I learned years ago, that it’s generally best to give nesting herring gulls a wide berth, unless you’d like a hefty helping of warm, slimy gull poop slowly dripping off the back of your …
I learned years ago, that it’s generally best to give nesting herring gulls a wide berth, unless you’d like a hefty helping of warm, slimy gull poop slowly dripping off the back of your head.
I was ever so conscious of that somewhat nasty herring gull habit as I slowly approached their nesting rock on Lost Lake the other morning. It’s the lake’s only island, a treeless quarter-acre chunk of the Canadian Shield that the gulls laid claim to decades ago. It’s the summer home of about 100 gulls and the two dozen or so young ones that they raise there each year in crude nests built in the rock’s nooks and crannies.
I was in my kayak not long after sun-up, hoping to snap a few images of the gulls and their progeny for the year, recognizing, yet again, the hazards I contend with on a regular basis in my effort to gather interesting content for the outdoors page each week.
Like the time I climbed 300 feet up into a white pine to obtain a quality photo of a raccoon. Okay, so it wasn’t quite 300 feet, but it was plenty high enough to guarantee I’d have died horribly had I fallen. At the time, Jodi complained that the $1,000-dollar camera I was carrying up the tree with me likely would have been destroyed as well, unless we somehow got lucky and my bleeding, mangled body managed to soften the camera’s impact with the ledge rock below.
But that’s just an aside. I had been talking about herring gull poop.
I learned about this remarkable defensive tactic many years ago while spending the summer on a scientific station in the Bay of Fundy, located between New Brunswick and Nova Scotia. The south half of the 600-acre island that was home to the station was occupied (and I do mean occupied in the military sense) by thousands of hostile herring gulls, which meant we humans were largely confined to the north half of the island. One poor researcher who had to work on the south end wore a heavy raincoat with the hood up every day, to protect himself against the daily deluge of droppings as he made his way through enemy territory. The gulls like to come up from behind, then swoop down toward your head, like enemy fighter planes, before unleashing their drippy ordinance in a big sploosh. I guess you can tell it made an impression on me. I’ve managed to avoid a big load of herring gull poop in my hair my entire life and that just happens to be one experience I’m content to live without.
So, naturally, I grew wary as the first scouts took off noisily from their nesting rock, located a couple hundred yards out from the public access at Lost Lake. These first ones are quick to sound the alarm anytime a boat goes by. In my case, I kept moving toward the island, which eventually prompted another heftier squadron of gulls to launch in my direction. These were the gulls I was worried about. Fortunately, the herring gulls at Lost Lake still need a bit of work on their aim, so I managed to avoid a direct hit even as occasional “bombs” fell around me.
Life on the rock looks pretty placid most of the time.
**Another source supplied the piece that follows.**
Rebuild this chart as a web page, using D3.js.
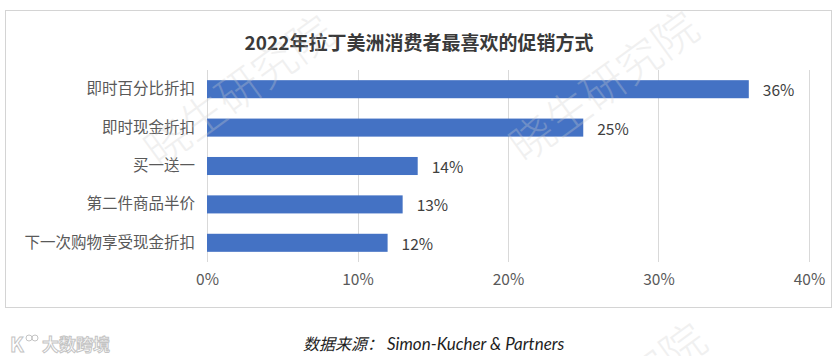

The young ones start out sporting a camouflage fuzz, which soon transitions to dark gray feathers. They mostly sit around during the day, waiting for the adults to bring them their meals. While many of us might think of herring gulls as dining on popcorn and French fries in a mall parking lot somewhere, here at the lake they rely on their natural foods, which include any fish they can catch, along with crayfish, baby ducks (I know, nature is cruel sometimes), insects, and just about anything else alive that they can catch. They even eat smaller gulls if they can catch them. In short, herring gulls— which are the largest of the gulls commonly found this far from the coasts— don’t mess around.
Even as I bobbed in my kayak just offshore, it was clear that while the gull’s air force was fully airborne, the infantry was still in place, standing around their young ones on the rock, with no sign they intended to give way should I come ashore. I had no intention of leaving my kayak, so I didn’t have to test their resolve, or their aim.
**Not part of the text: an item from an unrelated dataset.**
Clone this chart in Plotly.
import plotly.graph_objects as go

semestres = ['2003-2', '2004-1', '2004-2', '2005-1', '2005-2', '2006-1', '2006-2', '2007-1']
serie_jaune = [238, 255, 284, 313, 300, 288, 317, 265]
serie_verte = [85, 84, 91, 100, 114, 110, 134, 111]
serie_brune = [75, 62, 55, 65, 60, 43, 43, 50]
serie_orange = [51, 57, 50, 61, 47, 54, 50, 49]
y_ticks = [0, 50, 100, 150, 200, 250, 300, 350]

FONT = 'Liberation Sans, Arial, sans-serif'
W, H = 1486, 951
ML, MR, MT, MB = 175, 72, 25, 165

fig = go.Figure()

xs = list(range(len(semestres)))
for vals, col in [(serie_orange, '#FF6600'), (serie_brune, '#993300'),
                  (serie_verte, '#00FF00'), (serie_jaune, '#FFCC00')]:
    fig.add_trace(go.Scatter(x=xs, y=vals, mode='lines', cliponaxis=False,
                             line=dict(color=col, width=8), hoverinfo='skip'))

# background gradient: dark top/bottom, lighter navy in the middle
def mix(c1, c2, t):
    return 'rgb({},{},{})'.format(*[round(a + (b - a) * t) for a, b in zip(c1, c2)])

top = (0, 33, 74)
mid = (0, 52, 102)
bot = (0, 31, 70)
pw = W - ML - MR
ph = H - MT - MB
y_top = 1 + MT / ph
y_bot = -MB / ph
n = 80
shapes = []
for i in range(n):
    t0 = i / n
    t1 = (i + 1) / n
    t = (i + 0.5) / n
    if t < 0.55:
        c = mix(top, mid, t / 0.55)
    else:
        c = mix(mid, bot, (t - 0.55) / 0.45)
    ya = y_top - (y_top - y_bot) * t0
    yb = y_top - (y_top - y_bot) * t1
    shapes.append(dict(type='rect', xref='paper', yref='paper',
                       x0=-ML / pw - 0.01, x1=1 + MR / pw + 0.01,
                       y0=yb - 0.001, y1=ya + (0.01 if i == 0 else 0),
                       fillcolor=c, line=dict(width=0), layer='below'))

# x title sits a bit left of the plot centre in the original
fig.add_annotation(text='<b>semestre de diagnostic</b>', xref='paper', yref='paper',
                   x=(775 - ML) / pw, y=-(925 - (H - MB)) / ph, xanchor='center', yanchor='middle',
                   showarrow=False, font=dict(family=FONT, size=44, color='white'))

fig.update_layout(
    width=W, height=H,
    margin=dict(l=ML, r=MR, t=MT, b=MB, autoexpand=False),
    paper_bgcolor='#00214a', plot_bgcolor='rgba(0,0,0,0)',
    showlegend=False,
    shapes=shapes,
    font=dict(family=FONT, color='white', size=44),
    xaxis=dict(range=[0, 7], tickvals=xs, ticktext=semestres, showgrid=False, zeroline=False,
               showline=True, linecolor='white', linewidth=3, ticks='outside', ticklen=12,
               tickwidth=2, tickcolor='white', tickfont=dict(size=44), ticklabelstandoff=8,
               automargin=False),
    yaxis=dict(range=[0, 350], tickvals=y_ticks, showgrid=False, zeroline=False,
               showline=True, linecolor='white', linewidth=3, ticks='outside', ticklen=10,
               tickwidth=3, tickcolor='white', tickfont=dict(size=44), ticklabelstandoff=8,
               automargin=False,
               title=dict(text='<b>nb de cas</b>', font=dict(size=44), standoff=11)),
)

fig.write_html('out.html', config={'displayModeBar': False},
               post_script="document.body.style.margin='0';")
In either case, the young ones were in no danger, even had I had hostile intent. By this time, they’re fully capable of flight, so they could have easily avoided me. But they showed little interest in doing so, seemingly well aware of the fact that they were guarded by some pretty tough customers.
Herring gulls may not seem like romantics, but they do form strong bonds with their mates, which they maintain for life. They return year after year to the same rock, often setting up shop in the same nook or cranny as the year before. Both mates spend time sitting on the eggs during their month-long incubation period, and then spend the next three months sharing the duties of caring for the young. During that time, one parent is virtually always at the nest or with the fledglings. They’re actually pretty dutiful parents. Must be their military-like discipline.
While we think of herring gulls as fairly common, their numbers have actually been on the decline in recent years. In fact, they’re numbers have declined by almost 85 percent since 1965, although it’s not really clear why. For now, at least, the gulls at Lost Lake seem to be doing just fine. Which means you have to watch the skies if you pass too close to their rock. A bombing run just might be headed your way.